‘The Secrets We Keep’ Review: Noomi Rapace Discovers An Incognito War Criminal in Taut Suspense Drama
It’s been a rueful joke for three-quarters of a century now that after World War 2, there were miraculously no Nazis (or even ex-Nazis) left in Germany. To start unblemished postwar lives, an entire generation invented cover stories to minimize or deny the political affiliations most of them had before Axis defeat. Some went further than others, adopting whole new identities in new lands to bury wartime deeds. The fictitious exhumation that is “The Secrets We Keep” has Noomi Rapace as a European refugee appalled to realize her former uniformed persecutor now lives in the same American small town as she does.
This “Death and the Maiden”-like suspense drama is neither fully convincing nor particularly original, its narrative running a course that feels somewhat predictable from the outset. But it’s still strong enough to be effective, particularly as a vehicle for the actors. mong other things, it provides a meaty reunion for Rapace and Joel Kinnaman, Swedish high school classmates who previously appeared together in 2015’s “Child 44.” Israeli director Yuval Adler, who co-scripted with Ryan Covington, lends sufficient fluidity to keep what’s essentially a three-character chamber piece from growing stagey, while evading the bombast that might have rendered this morality tale too heavy-handed.
Getting released by Bleecker Street to limited theaters Sept. 16 (with VOD to follows Oct. 16), “Secrets” is unlikely to stir the kind of enthusiasm that gets remembered when year-end awards are doled out, but it should provide most viewers with a reasonably satisfying watch that’s well-suited to home screens.
A native Romanian who met physician husband Lewis (Chris Messina) while working in a Greek hospital just after the war, Maja (Rooney) has lived in a leafy all-American hamlet for years now. (A theater marquee advertising “North by Northwest” suggests it’s 1959 or 1960.) She’s in a park with only child Patrick (Jackson Vincent) when a man whistling at his dog jars her attention. She’s unable to get a good look until a second chance encounter allows her to follow him home. Spying through a window, she decides it’s unmistakable: This is indeed the onetime SS officer she blames for a younger sister’s death, when they were among a group of Roma women set upon by Nazi soldiers after escaping a concentration camp at war’s end.
None of this past trauma is known to her spouse, though evidently she’s required some psychiatric care in the past. But Maja soon has to explain all — because Karl (Kinnaman) is now in her car trunk, having been knocked out and abducted on his way home from factory work.
That alarmed Lewis doesn’t immediately put the kabosh on this whole situation requires a certain suspension of disbelief. Regardless, the couple drag their bound captive to the basement. Once un-gagged, he insists he’s not Karl but Thomas, not ex-Nazi German but neutral Swiss, and was never “in the war,” having spent its duration as a Zurich clerk. Needless to say, Maja doesn’t buy it — and is willing to do anything to get the “truth” out of him.

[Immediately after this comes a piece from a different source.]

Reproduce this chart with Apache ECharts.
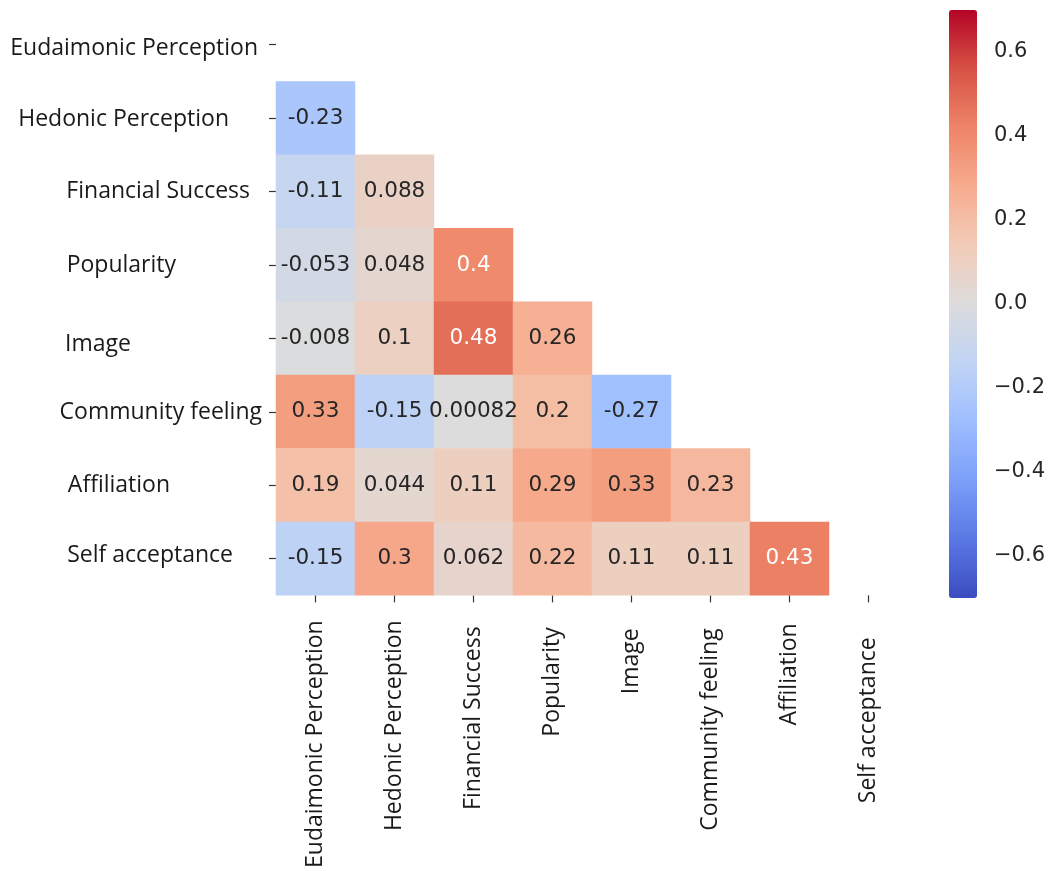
<!DOCTYPE html>
<html>
<head>
<meta charset="utf-8">
<script src="https://cdn.jsdelivr.net/npm/echarts@6/dist/echarts.min.js"></script>
<style>
  html, body { margin: 0; padding: 0; background: #ffffff; }
  #chart { width: 1048px; height: 871px; }
</style>
</head>
<body>
<div id="chart"></div>
<script>
// Variable names, in the order used on both axes
const categories = [
  'Eudaimonic Perception', 'Hedonic Perception', 'Financial Success', 'Popularity',
  'Image', 'Community feeling', 'Affiliation', 'Self acceptance'
];

// Lower-triangle correlation coefficients, one array per row (columns from the left)
const rowEudaimonic = [];
const rowHedonic = [-0.23];
const rowFinancial = [-0.11, 0.088];
const rowPopularity = [-0.053, 0.048, 0.4];
const rowImage = [-0.008, 0.1, 0.48, 0.26];
const rowCommunity = [0.33, -0.15, 0.00082, 0.2, -0.27];
const rowAffiliation = [0.19, 0.044, 0.11, 0.29, 0.33, 0.23];
const rowSelf = [-0.15, 0.3, 0.062, 0.22, 0.11, 0.11, 0.43];

// Colour bar tick values
const colorbarTicks = [-0.6, -0.4, -0.2, 0.0, 0.2, 0.4, 0.6];

const rows = [rowEudaimonic, rowHedonic, rowFinancial, rowPopularity,
              rowImage, rowCommunity, rowAffiliation, rowSelf];

// coolwarm diverging palette
const coolwarm = ['#3b4cc0', '#5a78e4', '#7b9ff9', '#9ebeff', '#c0d4f5', '#dddcdc',
                  '#f2cbb7', '#f7ac8e', '#ee8468', '#d65244', '#b40426'];

const cells = [];
rows.forEach((vals, r) => {
  vals.forEach((v, c) => {
    cells.push({
      value: [c, r, v],
      label: { color: Math.abs(v) >= 0.38 ? '#ffffff' : '#262626' }
    });
  });
});

// per-label nudges for the axis names: [shift away from axis, vertical shift up]
const yShift = [[4, -4], [33, -1], [12, 0], [86, 0], [131, -6], [0, -1], [92, 0], [29, 3]];
const xShift = [0, 0, 6, 7, 8, 8, 3, 17];

const yRich = {}, xRich = {};
categories.forEach((name, i) => {
  const [dx, up] = yShift[i];
  yRich['y' + i] = {
    fontFamily: 'Open Sans', fontSize: 23, color: '#1a1a1a',
    padding: up >= 0 ? [0, dx, up * 2, 0] : [-up * 2, dx, 0, 0]
  };
  xRich['x' + i] = {
    fontFamily: 'Open Sans', fontSize: 23, color: '#1a1a1a',
    padding: [0, xShift[i], 0, 0]
  };
});

const chart = echarts.init(document.getElementById('chart'), null, { renderer: 'canvas' });

chart.setOption({
  backgroundColor: '#ffffff',
  animation: false,
  grid: [
    { left: 276, top: 8, width: 632, height: 590 },
    { left: 949, top: 10, width: 28, height: 588 }
  ],
  xAxis: [
    {
      type: 'category', gridIndex: 0, data: categories, position: 'bottom',
      axisLine: { show: false },
      axisTick: { show: true, alignWithLabel: true, length: 7, lineStyle: { color: '#333333', width: 1.2 } },
      axisLabel: {
        interval: 0, rotate: 90, margin: 25,
        formatter: (val, i) => '{x' + i + '|' + val + '}',
        rich: xRich
      },
      splitLine: { show: false }
    },
    { type: 'value', gridIndex: 1, show: false }
  ],
  yAxis: [
    {
      type: 'category', gridIndex: 0, data: categories, inverse: true,
      axisLine: { show: false },
      axisTick: { show: true, alignWithLabel: true, length: 7, lineStyle: { color: '#333333', width: 1.2 } },
      axisLabel: {
        interval: 0, margin: 14,
        formatter: (val, i) => '{y' + i + '|' + val + '}',
        rich: yRich
      },
      splitLine: { show: false }
    },
    {
      type: 'value', gridIndex: 1, position: 'right', min: -0.7, max: 0.7,
      axisLine: { show: false },
      splitLine: { show: false },
      axisTick: { show: true, length: 6, customValues: colorbarTicks, lineStyle: { color: '#333333', width: 1.2 } },
      axisLabel: {
        customValues: colorbarTicks, margin: 18,
        fontFamily: 'DejaVu Sans', fontSize: 21, color: '#262626',
        formatter: v => (v < 0 ? '\u2212' : '') + Math.abs(v).toFixed(1)
      }
    }
  ],
  visualMap: {
    type: 'continuous', min: -0.7, max: 0.7, seriesIndex: 0,
    calculable: false, realtime: false, padding: 0,
    left: 949, top: 10, itemWidth: 28, itemHeight: 588,
    inRange: { color: coolwarm },
    text: null, showLabel: false
  },
  series: [{
    type: 'heatmap', xAxisIndex: 0, yAxisIndex: 0,
    data: cells,
    itemStyle: { borderWidth: 0 },
    emphasis: { disabled: true },
    label: {
      show: true, fontFamily: 'DejaVu Sans', fontSize: 21.5,
      formatter: p => String(p.value[2])
    }
  }]
});
</script>
</body>
</html>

It’s a claustrophobic setup diversified by an escape attempt, suspicious neighbors, a police visit and the acquaintance made of Thomas’ American wife Rachel (Amy Seimetz). She backs up his story, to a point. But then, it’s possible she, too, wonders just who her husband was before they met. Seimetz brings a depth of worrying doubt that fills out a briefly etched character, while Messina is also very good in the more substantial spousal role.
Rapace gives one of her stronger English-language turns as a sometimes borderline-hysterical heroine who nonetheless refuses to continue being a victim. Kinnaman may impress some as being insufficiently menacing, but it’s a good tactic to keep us thinking Karl aka Thomas just might be innocent as long as possible, despite one’s expectation that the story is unlikely to clear his name. In a script that admirably avoids speechifying, the best writing in fact arrives just when this captive reveals his truth. That revelation underlines how evil can bewilder even its doer, before and after — the “during” being irreconcilable with the person they otherwise believe themselves to be.
Weaving in brief flashbacks to the original events, “Secrets” is more notable for keeping a lid on the melodramatic potential of a somewhat implausible plot (particularly as Maja and Lewis poorly conceal their guilt as a missing-man search commences) than for any explosive dramatic impact. If it’s hardly the most searing depiction of Nazi war crimes, it also merits respect for not turning into a pulpy thriller, as one sometimes fears it will. The resulting middle ground inhabited is sufficiently tense and thought-provoking, however formulaic its individually-scaled ethical conundrums feel compared to those in Adler’s vivid first feature “Bethlehem.”
The Louisiana-shot film’s setting is left unspecified, but period flavor is successfully conveyed amidst smooth, unshowy design and tech contributions all around.